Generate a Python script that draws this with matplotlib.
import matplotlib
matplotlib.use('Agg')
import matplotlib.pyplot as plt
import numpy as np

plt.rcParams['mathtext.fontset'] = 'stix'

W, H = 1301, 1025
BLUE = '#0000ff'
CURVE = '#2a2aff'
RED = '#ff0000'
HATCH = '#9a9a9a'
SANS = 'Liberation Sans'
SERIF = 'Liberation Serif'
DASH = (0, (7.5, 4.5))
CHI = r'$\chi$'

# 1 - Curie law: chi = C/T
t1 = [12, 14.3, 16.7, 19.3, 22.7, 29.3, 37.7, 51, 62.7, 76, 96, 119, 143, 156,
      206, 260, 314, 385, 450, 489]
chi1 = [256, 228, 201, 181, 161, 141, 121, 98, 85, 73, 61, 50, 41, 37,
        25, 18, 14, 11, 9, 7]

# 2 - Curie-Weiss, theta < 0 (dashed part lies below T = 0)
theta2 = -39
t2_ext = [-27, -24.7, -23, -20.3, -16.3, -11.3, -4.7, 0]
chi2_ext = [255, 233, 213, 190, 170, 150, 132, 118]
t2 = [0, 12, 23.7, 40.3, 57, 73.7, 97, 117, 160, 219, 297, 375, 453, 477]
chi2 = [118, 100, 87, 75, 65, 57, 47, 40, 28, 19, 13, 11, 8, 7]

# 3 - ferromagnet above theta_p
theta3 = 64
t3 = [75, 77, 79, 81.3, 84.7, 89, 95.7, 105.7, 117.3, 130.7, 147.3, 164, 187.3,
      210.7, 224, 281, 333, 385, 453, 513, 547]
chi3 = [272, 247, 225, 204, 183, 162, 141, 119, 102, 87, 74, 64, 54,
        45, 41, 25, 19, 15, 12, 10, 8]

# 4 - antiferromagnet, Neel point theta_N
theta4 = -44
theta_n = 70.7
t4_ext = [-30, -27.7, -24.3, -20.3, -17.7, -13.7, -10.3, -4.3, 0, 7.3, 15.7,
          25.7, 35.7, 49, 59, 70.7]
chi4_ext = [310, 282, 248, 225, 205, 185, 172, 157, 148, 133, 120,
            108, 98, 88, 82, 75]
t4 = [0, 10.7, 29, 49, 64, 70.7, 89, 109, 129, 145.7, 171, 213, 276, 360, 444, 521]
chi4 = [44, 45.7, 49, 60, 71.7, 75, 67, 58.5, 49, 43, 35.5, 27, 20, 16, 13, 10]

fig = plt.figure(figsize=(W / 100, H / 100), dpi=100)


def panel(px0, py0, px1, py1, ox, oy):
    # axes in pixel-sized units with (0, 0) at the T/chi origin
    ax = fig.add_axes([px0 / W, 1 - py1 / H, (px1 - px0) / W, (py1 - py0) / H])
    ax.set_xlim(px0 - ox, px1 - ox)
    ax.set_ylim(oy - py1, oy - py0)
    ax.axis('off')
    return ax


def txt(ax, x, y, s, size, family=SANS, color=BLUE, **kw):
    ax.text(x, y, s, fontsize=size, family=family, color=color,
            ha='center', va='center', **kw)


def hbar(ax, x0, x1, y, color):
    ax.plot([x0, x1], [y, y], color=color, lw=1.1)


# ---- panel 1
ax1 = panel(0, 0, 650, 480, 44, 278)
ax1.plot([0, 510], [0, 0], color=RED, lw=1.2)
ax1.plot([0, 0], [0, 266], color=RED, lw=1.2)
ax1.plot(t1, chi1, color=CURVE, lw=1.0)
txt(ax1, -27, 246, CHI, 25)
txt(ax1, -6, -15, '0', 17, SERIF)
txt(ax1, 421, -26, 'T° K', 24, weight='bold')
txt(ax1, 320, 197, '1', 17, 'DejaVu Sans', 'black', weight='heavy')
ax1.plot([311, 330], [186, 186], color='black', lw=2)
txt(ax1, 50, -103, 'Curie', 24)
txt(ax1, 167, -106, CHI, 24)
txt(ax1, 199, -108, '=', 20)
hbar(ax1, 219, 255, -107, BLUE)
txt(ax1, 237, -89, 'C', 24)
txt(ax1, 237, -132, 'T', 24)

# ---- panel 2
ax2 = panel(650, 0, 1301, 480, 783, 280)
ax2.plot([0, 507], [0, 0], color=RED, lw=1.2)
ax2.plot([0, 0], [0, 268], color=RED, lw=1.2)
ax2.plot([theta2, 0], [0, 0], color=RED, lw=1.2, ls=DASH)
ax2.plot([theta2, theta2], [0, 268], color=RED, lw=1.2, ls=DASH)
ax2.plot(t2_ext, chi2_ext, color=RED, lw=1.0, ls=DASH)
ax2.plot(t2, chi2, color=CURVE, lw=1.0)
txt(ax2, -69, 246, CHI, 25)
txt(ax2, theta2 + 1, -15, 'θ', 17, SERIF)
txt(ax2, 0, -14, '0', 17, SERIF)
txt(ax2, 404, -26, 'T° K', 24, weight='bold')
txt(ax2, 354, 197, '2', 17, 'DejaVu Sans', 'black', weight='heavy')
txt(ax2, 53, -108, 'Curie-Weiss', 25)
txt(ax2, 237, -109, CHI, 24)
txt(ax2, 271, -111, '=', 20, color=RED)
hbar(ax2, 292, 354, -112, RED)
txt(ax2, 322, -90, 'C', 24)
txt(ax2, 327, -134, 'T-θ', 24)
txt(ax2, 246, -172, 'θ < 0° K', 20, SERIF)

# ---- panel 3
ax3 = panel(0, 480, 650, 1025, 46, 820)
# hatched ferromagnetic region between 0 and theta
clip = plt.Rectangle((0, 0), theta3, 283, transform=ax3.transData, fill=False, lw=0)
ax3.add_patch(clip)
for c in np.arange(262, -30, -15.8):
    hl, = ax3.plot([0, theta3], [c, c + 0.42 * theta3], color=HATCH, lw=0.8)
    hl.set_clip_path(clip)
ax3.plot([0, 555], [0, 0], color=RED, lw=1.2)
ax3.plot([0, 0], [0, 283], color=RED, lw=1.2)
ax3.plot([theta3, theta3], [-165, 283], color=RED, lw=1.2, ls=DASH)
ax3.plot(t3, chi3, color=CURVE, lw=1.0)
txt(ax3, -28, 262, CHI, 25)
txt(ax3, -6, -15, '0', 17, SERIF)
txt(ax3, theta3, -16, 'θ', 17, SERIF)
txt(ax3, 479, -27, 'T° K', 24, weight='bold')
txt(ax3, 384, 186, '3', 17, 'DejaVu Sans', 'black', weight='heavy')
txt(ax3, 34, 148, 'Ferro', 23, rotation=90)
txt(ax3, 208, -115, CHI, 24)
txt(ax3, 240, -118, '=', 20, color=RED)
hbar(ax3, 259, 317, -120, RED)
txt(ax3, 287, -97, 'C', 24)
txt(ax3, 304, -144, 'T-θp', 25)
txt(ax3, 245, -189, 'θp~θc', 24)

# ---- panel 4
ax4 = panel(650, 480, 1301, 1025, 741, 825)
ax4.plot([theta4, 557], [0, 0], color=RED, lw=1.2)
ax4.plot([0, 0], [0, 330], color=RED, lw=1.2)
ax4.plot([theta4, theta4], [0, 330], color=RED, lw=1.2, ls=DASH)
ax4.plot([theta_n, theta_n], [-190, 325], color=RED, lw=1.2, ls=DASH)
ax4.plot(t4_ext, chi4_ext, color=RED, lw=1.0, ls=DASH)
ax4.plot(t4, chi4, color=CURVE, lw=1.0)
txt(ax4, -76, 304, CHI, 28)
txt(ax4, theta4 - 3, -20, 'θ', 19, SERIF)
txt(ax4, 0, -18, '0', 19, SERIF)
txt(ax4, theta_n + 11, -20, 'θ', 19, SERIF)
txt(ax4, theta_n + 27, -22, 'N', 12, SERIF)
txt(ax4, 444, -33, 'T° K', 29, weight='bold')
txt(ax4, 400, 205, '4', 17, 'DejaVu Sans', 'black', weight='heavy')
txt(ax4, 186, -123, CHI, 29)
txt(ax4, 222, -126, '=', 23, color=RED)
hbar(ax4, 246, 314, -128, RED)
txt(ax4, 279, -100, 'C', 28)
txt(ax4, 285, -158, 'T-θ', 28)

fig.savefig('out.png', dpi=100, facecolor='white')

■ ■ ■ ■

Quote exactly the stretch of lines above that starts at the first one and ends at the line with "CHI = r'$\chi$'", and nothing beyond it.

Generate a Python script that draws this with matplotlib.
import matplotlib
matplotlib.use('Agg')
import matplotlib.pyplot as plt
import numpy as np

plt.rcParams['mathtext.fontset'] = 'stix'

W, H = 1301, 1025
BLUE = '#0000ff'
CURVE = '#2a2aff'
RED = '#ff0000'
HATCH = '#9a9a9a'
SANS = 'Liberation Sans'
SERIF = 'Liberation Serif'
DASH = (0, (7.5, 4.5))
CHI = r'$\chi$'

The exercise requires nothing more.